When then-Chinese vice president Xi Jinping (習近平), now China’s president, visited Hong Kong just prior to the Beijing Olympics, he told local officials, legislators and judges that there should be “solidarity and sincere cooperation within the governance team.”
This prompted a quick rebuke from the Hong Kong Bar Association, which reminded Xi that Hong Kong’s judiciary was independent and not part of any “governance team.”
Critics also condemned Xi for flouting the basic tenets of “one country, two systems.”
That Chinese officials continue to misread Hong Kong, with its own “foreign” Cantonese dialect and alien culture, is now a daily reality for most Hong Kongers.
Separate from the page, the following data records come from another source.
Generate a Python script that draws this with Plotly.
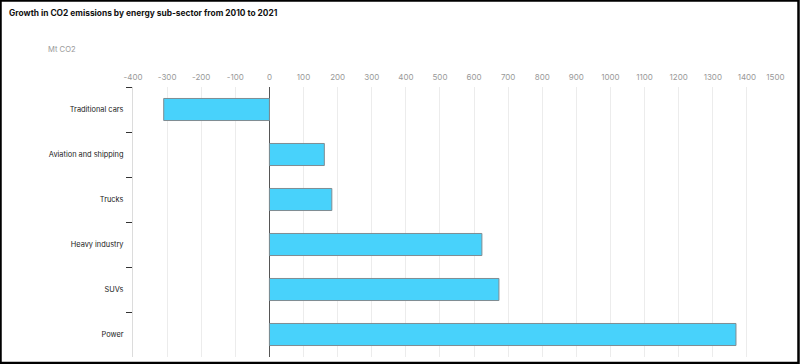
import plotly.graph_objects as go

categories = ["Traditional cars", "Aviation and shipping", "Trucks", "Heavy industry", "SUVs", "Power"]
values = [-310, 161, 183, 623, 673, 1368]
tick_vals = list(range(-400, 1501, 100))
tick_text = [str(v) for v in tick_vals]
tick_text[-1] = tick_text[-1] + "\u00a0" * 5

W, H = 800, 364
L, R, T, B = 133, 19, 87, 7
pw, ph = W - L - R, H - T - B

def px_x(x):
    return (x - L) / pw

def px_y(y):
    return (H - B - y) / ph

fig = go.Figure(go.Bar(
    x=values, y=categories, orientation="h",
    marker=dict(color="#48D2FB", line=dict(color="#7f8c92", width=1)),
    width=0.49,
))

fig.update_layout(
    width=W, height=H,
    margin=dict(l=L, r=R, t=T, b=B),
    paper_bgcolor="white", plot_bgcolor="white",
    font=dict(family="Inter, sans-serif", size=8, color="#333"),
    showlegend=False,
    bargap=0.5,
    title=dict(text="<b>Growth in CO2 emissions by energy sub-sector from 2010 to 2021</b>",
               x=9 / W, xanchor="left", xref="container",
               y=1 - 13 / H, yanchor="middle", yref="container",
               font=dict(family="Inter, sans-serif", size=8.4, color="#111")),
    xaxis=dict(range=[-400, 1500], side="top", tickvals=tick_vals, ticktext=tick_text,
               showgrid=True, gridcolor="#ececec", gridwidth=1,
               zeroline=True, zerolinecolor="#555", zerolinewidth=1,
               showline=False, ticks="", tickfont=dict(size=8, color="#999"),
               ticklabelstandoff=4, automargin=False),
    yaxis=dict(autorange="reversed", type="category", showgrid=False,
               showline=True, linecolor="#dcdcdc", linewidth=1,
               ticks="outside", tickson="boundaries", ticklen=6, tickcolor="#333",
               tickfont=dict(size=7.4, color="#222"), ticklabelstandoff=7,
               automargin=False),
    annotations=[dict(text="Mt CO2", xref="paper", yref="paper",
                      x=px_x(46), y=px_y(50), xanchor="left", yanchor="middle",
                      showarrow=False, font=dict(size=7.6, color="#999"))],
    shapes=[dict(type="rect", xref="paper", yref="paper",
                 x0=px_x(0.5), x1=px_x(W - 1.5), y0=px_y(H - 1), y1=px_y(0.5),
                 line=dict(color="black", width=2.5), fillcolor="rgba(0,0,0,0)")],
)

fig.write_html("out.html", config={"displayModeBar": False},
               post_script="document.body.style.margin='0';")
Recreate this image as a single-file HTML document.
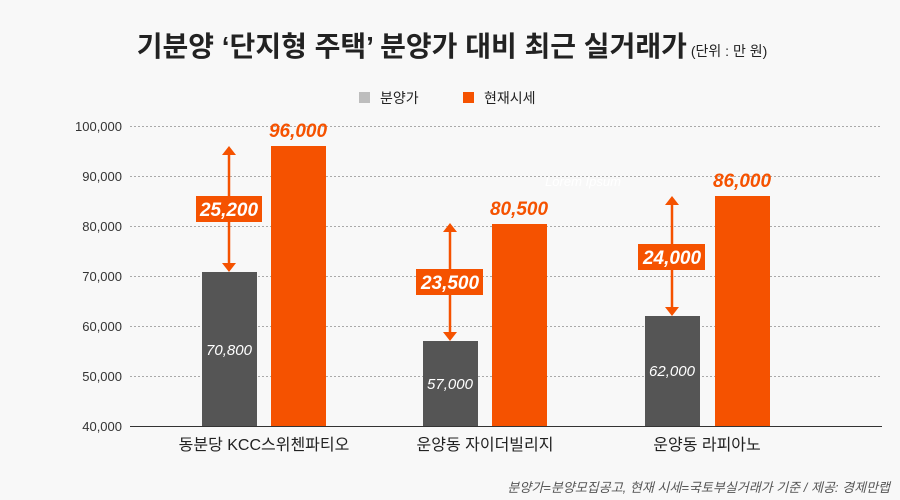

Some have suggested that those more expert in handling China’s foreign relations should oversee Hong Kong.
However, China’s diplomats are not winning hearts and minds these days either — especially in their own backyard, where the country is facing growing isolation, and a regional arms race is building steam.
With 34 years still remaining under “one country, two systems,” Beijing would do well to return to a policy articulated by former Chinese president Jiang Zemin (江澤民), when he quoted a Chinese proverb reflecting a more hands-off mainland approach to Hong Kong: “Well water does not pollute river water, and river water does not pollute well water.”
To do otherwise risks deepening internecine feuding, a hardening of anti-mainland China sentiment, and years of political paralysis and poor governance.
At the end of the day, a lighter hand in Hong Kong would be a reassuring gesture to Taiwan and positive sign of China’s evolving soft power, still lacking in much of the region, but few here in Hong Kong are counting on it.
Martin Murphy is a former US diplomat and was head of the economic-political section at the US consulate in Hong Kong from 2009 to 2012. A version of this article first appeared in Foreign Policy in Focus, a publication of the Washington-based think tank Institute for Policy Studies.